- BRIEF: Quote every line as written. Omit pictures.

- SUPPLIED MATERIAL:
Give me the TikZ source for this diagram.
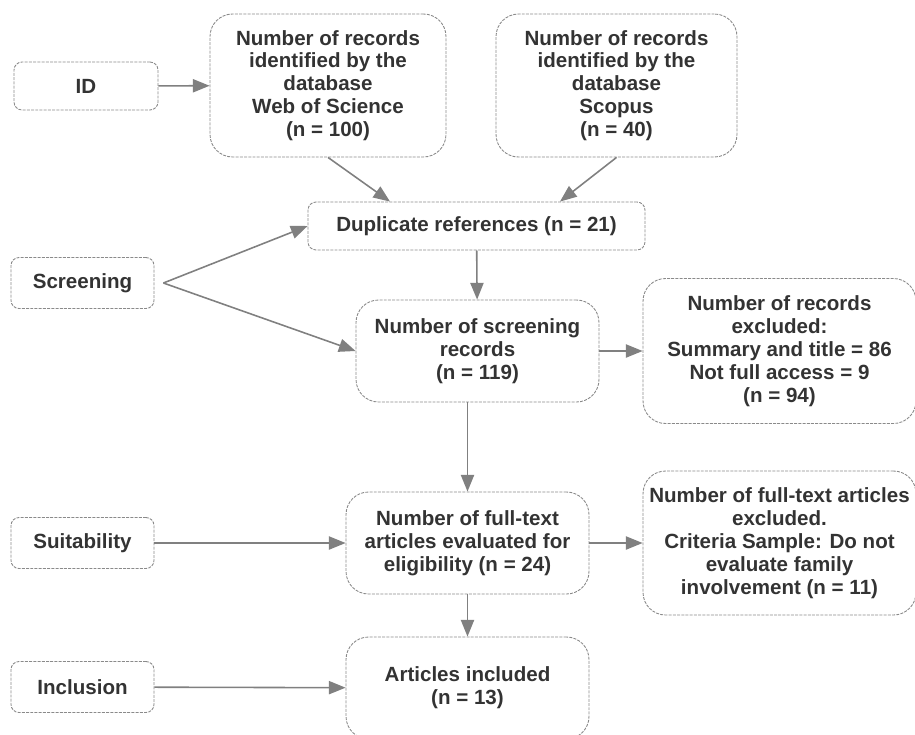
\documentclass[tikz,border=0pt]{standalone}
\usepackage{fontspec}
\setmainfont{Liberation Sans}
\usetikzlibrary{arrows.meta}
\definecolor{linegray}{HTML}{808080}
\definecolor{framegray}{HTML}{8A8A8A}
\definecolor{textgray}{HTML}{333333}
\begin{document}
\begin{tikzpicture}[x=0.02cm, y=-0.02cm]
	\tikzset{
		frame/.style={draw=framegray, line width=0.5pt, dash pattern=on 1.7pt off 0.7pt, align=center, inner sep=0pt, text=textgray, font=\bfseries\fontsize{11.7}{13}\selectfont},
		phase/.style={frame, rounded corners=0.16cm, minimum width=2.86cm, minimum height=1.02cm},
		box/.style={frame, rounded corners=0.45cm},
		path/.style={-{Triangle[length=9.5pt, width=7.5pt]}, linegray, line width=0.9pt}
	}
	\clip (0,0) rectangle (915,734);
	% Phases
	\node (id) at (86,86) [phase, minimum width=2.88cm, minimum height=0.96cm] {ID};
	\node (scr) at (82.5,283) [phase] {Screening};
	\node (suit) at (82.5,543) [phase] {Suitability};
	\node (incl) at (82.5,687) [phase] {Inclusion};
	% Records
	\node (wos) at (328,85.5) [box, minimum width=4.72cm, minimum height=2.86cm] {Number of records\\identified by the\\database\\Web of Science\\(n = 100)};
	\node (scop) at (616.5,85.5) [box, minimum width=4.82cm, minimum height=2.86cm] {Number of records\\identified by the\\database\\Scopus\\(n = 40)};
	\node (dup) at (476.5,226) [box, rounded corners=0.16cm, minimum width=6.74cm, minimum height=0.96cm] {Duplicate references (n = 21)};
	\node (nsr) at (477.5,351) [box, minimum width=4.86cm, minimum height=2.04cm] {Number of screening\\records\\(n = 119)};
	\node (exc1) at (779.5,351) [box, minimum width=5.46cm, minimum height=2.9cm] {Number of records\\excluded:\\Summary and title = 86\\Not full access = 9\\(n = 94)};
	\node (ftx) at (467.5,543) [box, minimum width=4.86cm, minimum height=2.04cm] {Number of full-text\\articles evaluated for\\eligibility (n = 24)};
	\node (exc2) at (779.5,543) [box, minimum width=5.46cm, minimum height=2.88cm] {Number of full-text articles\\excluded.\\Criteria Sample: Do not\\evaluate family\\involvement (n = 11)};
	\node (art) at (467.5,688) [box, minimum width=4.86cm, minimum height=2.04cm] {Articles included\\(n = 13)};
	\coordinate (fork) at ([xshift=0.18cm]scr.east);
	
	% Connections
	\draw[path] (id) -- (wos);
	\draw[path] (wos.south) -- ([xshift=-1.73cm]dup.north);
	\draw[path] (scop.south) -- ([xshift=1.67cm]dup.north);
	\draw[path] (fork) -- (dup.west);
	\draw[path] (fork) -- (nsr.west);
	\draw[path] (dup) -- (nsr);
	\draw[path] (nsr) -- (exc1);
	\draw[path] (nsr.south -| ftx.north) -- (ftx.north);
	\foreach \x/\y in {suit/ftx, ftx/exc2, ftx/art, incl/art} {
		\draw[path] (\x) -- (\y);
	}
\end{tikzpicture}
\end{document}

- ANSWER:
Give me the TikZ source for this diagram.
\documentclass[tikz,border=0pt]{standalone}
\usepackage{fontspec}
\setmainfont{Liberation Sans}
\usetikzlibrary{arrows.meta}
\definecolor{linegray}{HTML}{808080}
\definecolor{framegray}{HTML}{8A8A8A}
\definecolor{textgray}{HTML}{333333}
\begin{document}
\begin{tikzpicture}[x=0.02cm, y=-0.02cm]
	\tikzset{
		frame/.style={draw=framegray, line width=0.5pt, dash pattern=on 1.7pt off 0.7pt, align=center, inner sep=0pt, text=textgray, font=\bfseries\fontsize{11.7}{13}\selectfont},
		phase/.style={frame, rounded corners=0.16cm, minimum width=2.86cm, minimum height=1.02cm},
		box/.style={frame, rounded corners=0.45cm},
		path/.style={-{Triangle[length=9.5pt, width=7.5pt]}, linegray, line width=0.9pt}
	}
	\clip (0,0) rectangle (915,734);
	% Phases
	\node (id) at (86,86) [phase, minimum width=2.88cm, minimum height=0.96cm] {ID};
	\node (scr) at (82.5,283) [phase] {Screening};
	\node (suit) at (82.5,543) [phase] {Suitability};
	\node (incl) at (82.5,687) [phase] {Inclusion};
	% Records
	\node (wos) at (328,85.5) [box, minimum width=4.72cm, minimum height=2.86cm] {Number of records\\identified by the\\database\\Web of Science\\(n = 100)};
	\node (scop) at (616.5,85.5) [box, minimum width=4.82cm, minimum height=2.86cm] {Number of records\\identified by the\\database\\Scopus\\(n = 40)};
	\node (dup) at (476.5,226) [box, rounded corners=0.16cm, minimum width=6.74cm, minimum height=0.96cm] {Duplicate references (n = 21)};
	\node (nsr) at (477.5,351) [box, minimum width=4.86cm, minimum height=2.04cm] {Number of screening\\records\\(n = 119)};
	\node (exc1) at (779.5,351) [box, minimum width=5.46cm, minimum height=2.9cm] {Number of records\\excluded:\\Summary and title = 86\\Not full access = 9\\(n = 94)};
	\node (ftx) at (467.5,543) [box, minimum width=4.86cm, minimum height=2.04cm] {Number of full-text\\articles evaluated for\\eligibility (n = 24)};
	\node (exc2) at (779.5,543) [box, minimum width=5.46cm, minimum height=2.88cm] {Number of full-text articles\\excluded.\\Criteria Sample: Do not\\evaluate family\\involvement (n = 11)};
	\node (art) at (467.5,688) [box, minimum width=4.86cm, minimum height=2.04cm] {Articles included\\(n = 13)};
	\coordinate (fork) at ([xshift=0.18cm]scr.east);
	
	% Connections
	\draw[path] (id) -- (wos);
	\draw[path] (wos.south) -- ([xshift=-1.73cm]dup.north);
	\draw[path] (scop.south) -- ([xshift=1.67cm]dup.north);
	\draw[path] (fork) -- (dup.west);
	\draw[path] (fork) -- (nsr.west);
	\draw[path] (dup) -- (nsr);
	\draw[path] (nsr) -- (exc1);
	\draw[path] (nsr.south -| ftx.north) -- (ftx.north);
	\foreach \x/\y in {suit/ftx, ftx/exc2, ftx/art, incl/art} {
		\draw[path] (\x) -- (\y);
	}
\end{tikzpicture}
\end{document}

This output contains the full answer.